Where the string "matplotlib" occurs in the material below, report the whole line.

====== Supplied records

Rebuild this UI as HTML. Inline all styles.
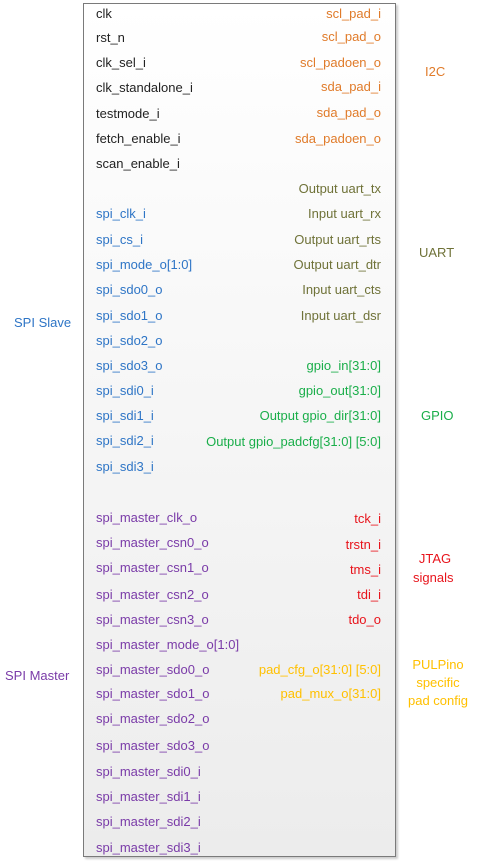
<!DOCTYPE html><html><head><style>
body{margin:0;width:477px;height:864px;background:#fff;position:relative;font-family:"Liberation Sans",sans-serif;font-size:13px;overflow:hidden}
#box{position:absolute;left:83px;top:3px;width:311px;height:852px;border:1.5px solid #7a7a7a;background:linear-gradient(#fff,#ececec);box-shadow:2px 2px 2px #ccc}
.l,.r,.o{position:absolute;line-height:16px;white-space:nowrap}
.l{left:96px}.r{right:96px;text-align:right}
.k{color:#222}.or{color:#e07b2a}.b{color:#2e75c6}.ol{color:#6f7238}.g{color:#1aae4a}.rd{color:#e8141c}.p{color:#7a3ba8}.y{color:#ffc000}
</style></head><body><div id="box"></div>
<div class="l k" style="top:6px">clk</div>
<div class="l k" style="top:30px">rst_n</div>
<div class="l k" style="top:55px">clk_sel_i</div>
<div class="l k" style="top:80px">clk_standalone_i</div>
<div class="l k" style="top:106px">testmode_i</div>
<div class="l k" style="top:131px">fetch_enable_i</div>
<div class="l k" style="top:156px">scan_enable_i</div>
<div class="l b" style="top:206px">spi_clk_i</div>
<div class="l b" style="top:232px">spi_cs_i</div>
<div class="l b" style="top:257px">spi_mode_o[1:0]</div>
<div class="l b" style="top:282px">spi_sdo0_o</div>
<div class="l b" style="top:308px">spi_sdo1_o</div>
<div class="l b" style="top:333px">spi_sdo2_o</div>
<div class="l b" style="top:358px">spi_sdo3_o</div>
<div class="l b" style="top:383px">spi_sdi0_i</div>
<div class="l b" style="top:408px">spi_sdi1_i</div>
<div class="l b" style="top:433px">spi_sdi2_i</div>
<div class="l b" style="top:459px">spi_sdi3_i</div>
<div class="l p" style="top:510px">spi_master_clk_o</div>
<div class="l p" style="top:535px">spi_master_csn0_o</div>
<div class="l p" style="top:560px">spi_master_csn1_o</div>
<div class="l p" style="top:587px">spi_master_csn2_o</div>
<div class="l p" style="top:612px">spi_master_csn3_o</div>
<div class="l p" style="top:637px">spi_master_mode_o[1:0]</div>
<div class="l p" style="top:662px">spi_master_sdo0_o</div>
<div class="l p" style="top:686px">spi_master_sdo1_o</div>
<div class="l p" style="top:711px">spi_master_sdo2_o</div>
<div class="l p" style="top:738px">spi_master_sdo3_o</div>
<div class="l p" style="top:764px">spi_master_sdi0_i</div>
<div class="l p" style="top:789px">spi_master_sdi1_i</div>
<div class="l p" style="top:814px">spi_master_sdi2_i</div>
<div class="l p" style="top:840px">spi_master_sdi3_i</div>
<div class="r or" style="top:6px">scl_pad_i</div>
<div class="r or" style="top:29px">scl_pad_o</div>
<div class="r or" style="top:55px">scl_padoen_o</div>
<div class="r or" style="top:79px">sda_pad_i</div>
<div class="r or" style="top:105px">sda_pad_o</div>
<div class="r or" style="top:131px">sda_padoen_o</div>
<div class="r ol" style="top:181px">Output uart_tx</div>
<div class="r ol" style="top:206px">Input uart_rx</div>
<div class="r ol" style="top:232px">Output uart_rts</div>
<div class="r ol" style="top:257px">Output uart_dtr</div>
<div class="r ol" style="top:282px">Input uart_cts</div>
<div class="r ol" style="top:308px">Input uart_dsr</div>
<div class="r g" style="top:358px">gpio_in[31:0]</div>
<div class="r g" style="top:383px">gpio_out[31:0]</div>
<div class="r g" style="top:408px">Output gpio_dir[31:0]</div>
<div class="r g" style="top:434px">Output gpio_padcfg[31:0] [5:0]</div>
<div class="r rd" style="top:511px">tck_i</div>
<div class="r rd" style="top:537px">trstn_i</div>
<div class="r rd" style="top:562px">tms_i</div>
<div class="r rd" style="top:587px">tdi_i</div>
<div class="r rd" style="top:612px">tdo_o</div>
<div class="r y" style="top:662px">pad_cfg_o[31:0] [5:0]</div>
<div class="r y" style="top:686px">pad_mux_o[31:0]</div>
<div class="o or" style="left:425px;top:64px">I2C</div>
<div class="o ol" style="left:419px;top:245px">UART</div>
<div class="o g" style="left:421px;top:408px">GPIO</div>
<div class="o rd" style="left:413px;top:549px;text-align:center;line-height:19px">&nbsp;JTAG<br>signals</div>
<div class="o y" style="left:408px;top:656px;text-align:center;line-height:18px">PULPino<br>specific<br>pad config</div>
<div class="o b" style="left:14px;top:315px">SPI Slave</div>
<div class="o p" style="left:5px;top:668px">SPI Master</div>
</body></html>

============
====== Supplied records

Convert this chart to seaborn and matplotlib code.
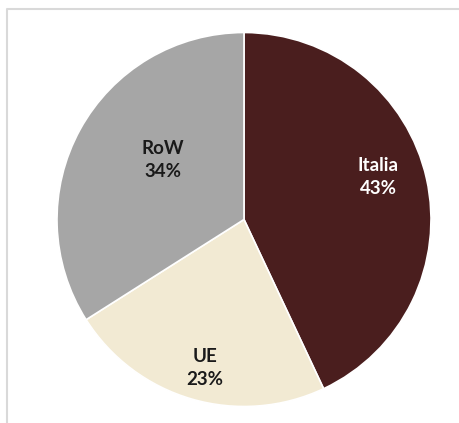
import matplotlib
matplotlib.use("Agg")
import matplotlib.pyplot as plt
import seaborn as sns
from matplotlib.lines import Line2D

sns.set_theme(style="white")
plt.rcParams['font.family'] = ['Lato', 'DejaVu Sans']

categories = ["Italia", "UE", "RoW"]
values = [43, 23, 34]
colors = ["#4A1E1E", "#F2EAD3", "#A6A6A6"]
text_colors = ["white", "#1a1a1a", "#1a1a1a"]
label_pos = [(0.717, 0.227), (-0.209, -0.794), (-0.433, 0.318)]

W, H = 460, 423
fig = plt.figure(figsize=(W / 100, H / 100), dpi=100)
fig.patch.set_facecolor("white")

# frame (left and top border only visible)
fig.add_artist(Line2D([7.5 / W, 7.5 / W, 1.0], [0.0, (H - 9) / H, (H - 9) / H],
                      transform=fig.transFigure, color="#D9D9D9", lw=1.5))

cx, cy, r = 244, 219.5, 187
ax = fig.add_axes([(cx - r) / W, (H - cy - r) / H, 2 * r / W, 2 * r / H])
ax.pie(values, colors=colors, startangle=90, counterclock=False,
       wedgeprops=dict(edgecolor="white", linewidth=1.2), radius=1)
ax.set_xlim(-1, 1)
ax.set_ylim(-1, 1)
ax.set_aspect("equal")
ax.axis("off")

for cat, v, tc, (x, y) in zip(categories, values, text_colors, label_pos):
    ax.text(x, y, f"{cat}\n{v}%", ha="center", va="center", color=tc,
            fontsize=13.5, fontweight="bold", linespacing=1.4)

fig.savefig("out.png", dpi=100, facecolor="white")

============

*Answer to the task*
Convert this chart to seaborn and matplotlib code.
import matplotlib
matplotlib.use("Agg")
import matplotlib.pyplot as plt
from matplotlib.lines import Line2D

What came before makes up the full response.